OMT is part of the team that presented the design for the Type 31 frigate, and is also responsible for the Danish Navy’s Iver Huitfeldt-class frigates, both between 5,700 and 6,600t.
Saab Kockums and Odense Maritime Technology (will provide the basic design by the end of 2023 with ST Engineering picking up detail work in 2024. (Image: MINDEF)
While the project remains to be in the design stage, Maj James Lim of the MRCV project office told Shephard the MRCV will be ‘a little larger’ than the frigates, which are 3,200t, and need to be stable enough to operate multiple uncrewed systems.
An Initial rendering also shows the MRCV with two stern ramps to deploy and retrieve large RHIB-sized craft.
The RSN has also already selected the OEMs for the self-defence suites (Thales, MBDA and Leonardo), without providing specifics.

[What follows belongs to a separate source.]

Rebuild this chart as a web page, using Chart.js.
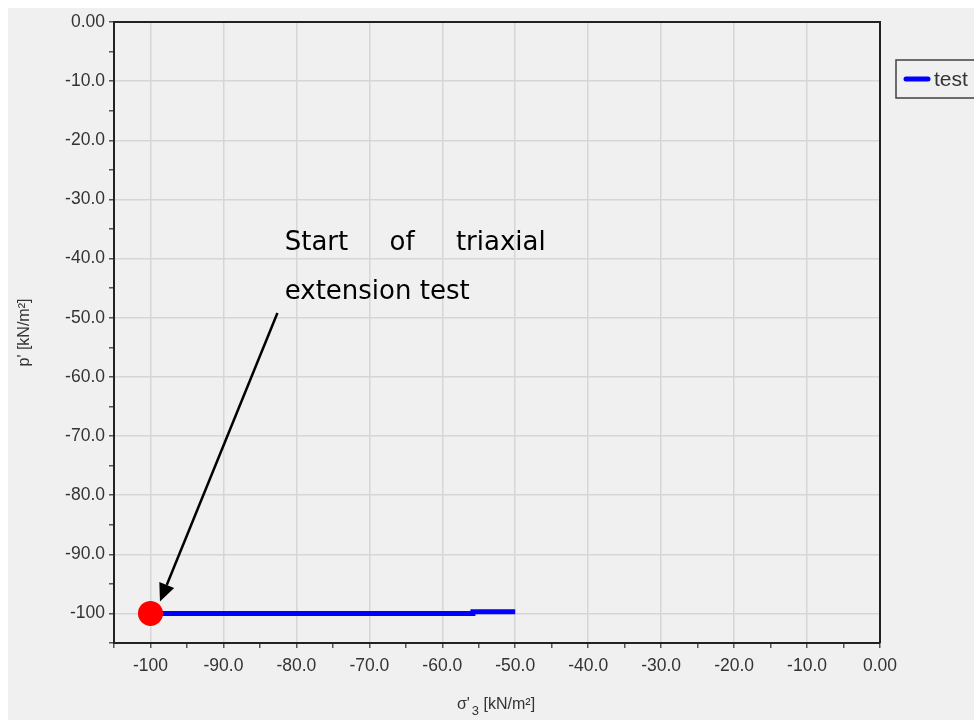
<!DOCTYPE html>
<html>
<head>
<meta charset="utf-8">
<script src="https://cdn.jsdelivr.net/npm/chart.js@4.4.1/dist/chart.umd.min.js"></script>
<style>
  html, body { margin: 0; padding: 0; background: #ffffff; }
  #wrap { position: absolute; left: 0; top: 0; width: 974px; height: 720px; }
</style>
</head>
<body>
<div id="wrap"><canvas id="canvas" width="974" height="720"></canvas></div>
<script>
// data
var sigma3 = [-100, -55.8, -55.8, -50.0];
var pPrime = [-100, -100, -99.73, -99.73];
var startPoint = [{x: -100, y: -100}];
var seriesName = 'test';

// ticks (majors every 10, minors at the halves)
var xMajor = [-100, -90, -80, -70, -60, -50, -40, -30, -20, -10, 0];
var xTickLabels = ['-100', '-90.0', '-80.0', '-70.0', '-60.0', '-50.0', '-40.0', '-30.0', '-20.0', '-10.0', '0.00'];
var yMajor = [0, -10, -20, -30, -40, -50, -60, -70, -80, -90, -100];
var yTickLabels = ['0.00', '-10.0', '-20.0', '-30.0', '-40.0', '-50.0', '-60.0', '-70.0', '-80.0', '-90.0', '-100'];
var minorTicks = [-105, -95, -85, -75, -65, -55, -45, -35, -25, -15, -5];

// annotation text and arrow (data coords)
var noteLine1 = ['Start', 'of', 'triaxial'];
var noteLine2 = 'extension test';
var noteAt = {x: -81.6, y: -38.6};
var arrowFrom = {x: -82.6, y: -49.2};
var arrowTo = {x: -98.7, y: -98.0};

var lineData = [];
for (var i = 0; i < sigma3.length; i++) {
    lineData.push({x: sigma3[i], y: pPrime[i]});
}

function allTicks(major) {
    var t = [];
    major.forEach(function (v) { t.push({value: v}); });
    minorTicks.forEach(function (v) { t.push({value: v}); });
    t.sort(function (a, b) { return a.value - b.value; });
    return t;
}

function isMajor(major, v) {
    return major.indexOf(v) >= 0;
}

var tickFont = {family: 'Liberation Sans', size: 17.5};

var extras = {
    id: 'extras',
    beforeDraw: function (chart) {
        var c = chart.ctx;
        c.save();
        c.fillStyle = '#ffffff';
        c.fillRect(0, 0, chart.width, chart.height);
        c.fillStyle = '#f0f0f0';
        c.fillRect(8, 8, chart.width - 8, chart.height - 8);
        c.restore();
    },
    afterDraw: function (chart) {
        var c = chart.ctx;
        var xs = chart.scales.x, ys = chart.scales.y;
        var area = chart.chartArea;
        c.save();

        // frame on top and right
        c.strokeStyle = '#222222';
        c.lineWidth = 2;
        c.beginPath();
        c.moveTo(area.left, area.top);
        c.lineTo(area.right, area.top);
        c.lineTo(area.right, area.bottom);
        c.stroke();

        // axis titles
        c.fillStyle = '#333333';
        c.font = '16px "Liberation Sans"';
        c.textBaseline = 'alphabetic';
        var cx = (area.left + area.right) / 2;
        var t1 = "\u03c3'", t2 = '3', t3 = ' [kN/m\u00b2]';
        var w1 = c.measureText(t1).width;
        c.font = '13px "Liberation Sans"';
        var w2 = c.measureText(t2).width;
        c.font = '16px "Liberation Sans"';
        var w3 = c.measureText(t3).width;
        var sx = cx - (w1 + w2 + w3) / 2 - 2;
        c.fillText(t1, sx, 709);
        c.font = '13px "Liberation Sans"';
        c.fillText(t2, sx + w1 + 2, 715);
        c.font = '16px "Liberation Sans"';
        c.fillText(t3, sx + w1 + w2 + 2, 709);

        c.save();
        c.translate(29, (area.top + area.bottom) / 2);
        c.rotate(-Math.PI / 2);
        c.textAlign = 'center';
        c.fillText("p' [kN/m\u00b2]", 0, 0);
        c.restore();

        // annotation text
        c.fillStyle = '#000000';
        c.font = '26px "DejaVu Sans"';
        c.textAlign = 'left';
        var nx = xs.getPixelForValue(noteAt.x);
        var ny = ys.getPixelForValue(noteAt.y);
        var lineW = 261;
        var wordsW = 0;
        noteLine1.forEach(function (w) { wordsW += c.measureText(w).width; });
        var gap = (lineW - wordsW) / (noteLine1.length - 1);
        var px = nx;
        noteLine1.forEach(function (w) {
            c.fillText(w, px, ny);
            px += c.measureText(w).width + gap;
        });
        c.fillText(noteLine2, nx, ny + 49);

        // arrow
        var ax = xs.getPixelForValue(arrowFrom.x), ay = ys.getPixelForValue(arrowFrom.y);
        var bx = xs.getPixelForValue(arrowTo.x), by = ys.getPixelForValue(arrowTo.y);
        var ang = Math.atan2(by - ay, bx - ax);
        var head = 18, half = 8;
        c.strokeStyle = '#000000';
        c.lineWidth = 2.5;
        c.beginPath();
        c.moveTo(ax, ay);
        c.lineTo(bx - Math.cos(ang) * head, by - Math.sin(ang) * head);
        c.stroke();
        c.beginPath();
        c.moveTo(bx, by);
        c.lineTo(bx - Math.cos(ang) * head + Math.sin(ang) * half, by - Math.sin(ang) * head - Math.cos(ang) * half);
        c.lineTo(bx - Math.cos(ang) * head - Math.sin(ang) * half, by - Math.sin(ang) * head + Math.cos(ang) * half);
        c.closePath();
        c.fill();

        // legend box
        c.strokeStyle = '#404040';
        c.lineWidth = 1.5;
        c.strokeRect(896, 60, 90, 38);
        c.strokeStyle = '#0000ff';
        c.lineWidth = 5;
        c.lineCap = 'round';
        c.beginPath();
        c.moveTo(906, 79);
        c.lineTo(928, 79);
        c.stroke();
        c.fillStyle = '#333333';
        c.font = '21px "Liberation Sans"';
        c.textBaseline = 'middle';
        c.fillText(seriesName, 934, 80);

        c.restore();
    }
};

var config = {
    type: 'scatter',
    data: {
        datasets: [{
            label: seriesName,
            data: lineData,
            showLine: true,
            borderColor: '#0000ff',
            backgroundColor: '#0000ff',
            borderWidth: 5,
            pointRadius: 0,
            order: 2
        }, {
            label: 'start',
            data: startPoint,
            pointRadius: 12.5,
            pointHoverRadius: 12.5,
            backgroundColor: '#ff0000',
            borderColor: '#ff0000',
            borderWidth: 0,
            order: 1
        }]
    },
    options: {
        responsive: false,
        animation: false,
        events: [],
        layout: {padding: {left: 0, top: 22, right: 94, bottom: 0}},
        plugins: {legend: {display: false}, tooltip: {enabled: false}},
        scales: {
            x: {
                type: 'linear',
                min: -105,
                max: 0,
                afterBuildTicks: function (s) { s.ticks = allTicks(xMajor); },
                afterFit: function (s) { s.height = 77; },
                border: {display: true, color: '#222222', width: 2},
                grid: {
                    color: function (ctx) { return isMajor(xMajor, ctx.tick.value) ? '#d6d6d6' : 'rgba(0,0,0,0)'; },
                    lineWidth: 1.5,
                    tickColor: '#555555',
                    tickLength: 5,
                    drawTicks: true
                },
                ticks: {
                    autoSkip: false,
                    maxRotation: 0,
                    padding: 8,
                    color: '#333333',
                    font: tickFont,
                    callback: function (v) {
                        var k = xMajor.indexOf(v);
                        return k >= 0 ? xTickLabels[k] : '';
                    }
                }
            },
            y: {
                type: 'linear',
                min: -105,
                max: 0,
                afterBuildTicks: function (s) { s.ticks = allTicks(yMajor); },
                afterFit: function (s) { s.width = 114; },
                border: {display: true, color: '#222222', width: 2},
                grid: {
                    color: function (ctx) { return isMajor(yMajor, ctx.tick.value) ? '#d6d6d6' : 'rgba(0,0,0,0)'; },
                    lineWidth: 1.5,
                    tickColor: '#555555',
                    tickLength: 5,
                    drawTicks: true
                },
                ticks: {
                    autoSkip: false,
                    padding: 4,
                    color: '#333333',
                    font: tickFont,
                    callback: function (v) {
                        var k = yMajor.indexOf(v);
                        return k >= 0 ? yTickLabels[k] : '';
                    }
                }
            }
        }
    },
    plugins: [extras]
};

window.onload = function () {
    var ctx = document.getElementById('canvas').getContext('2d');
    window.myChart = new Chart(ctx, config);
};
</script>
</body>
</html>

Based on the RSN’s past requirements it is likely that the ship will be equipped with Leonardo’s 76mm main gun, 12.7mm Hitrole remote weapon systems, MBDA's Mica-VL or even the Aster-15/30 anti-aircraft missile, and a new Thales multi-function radar, likely the APAR or Sea Fire systems.
Lim said offensive weapons are still ‘a work in progress’ and the RSN is also deliberating whether the hosted uncrewed systems will possess ‘response capabilities’.
He added that the RSN could not design type-specific platforms and instead will focus on modular vessels that are flexible and can react to current and future maritime threats, while at the same time solving Singapore’s future manpower shortages.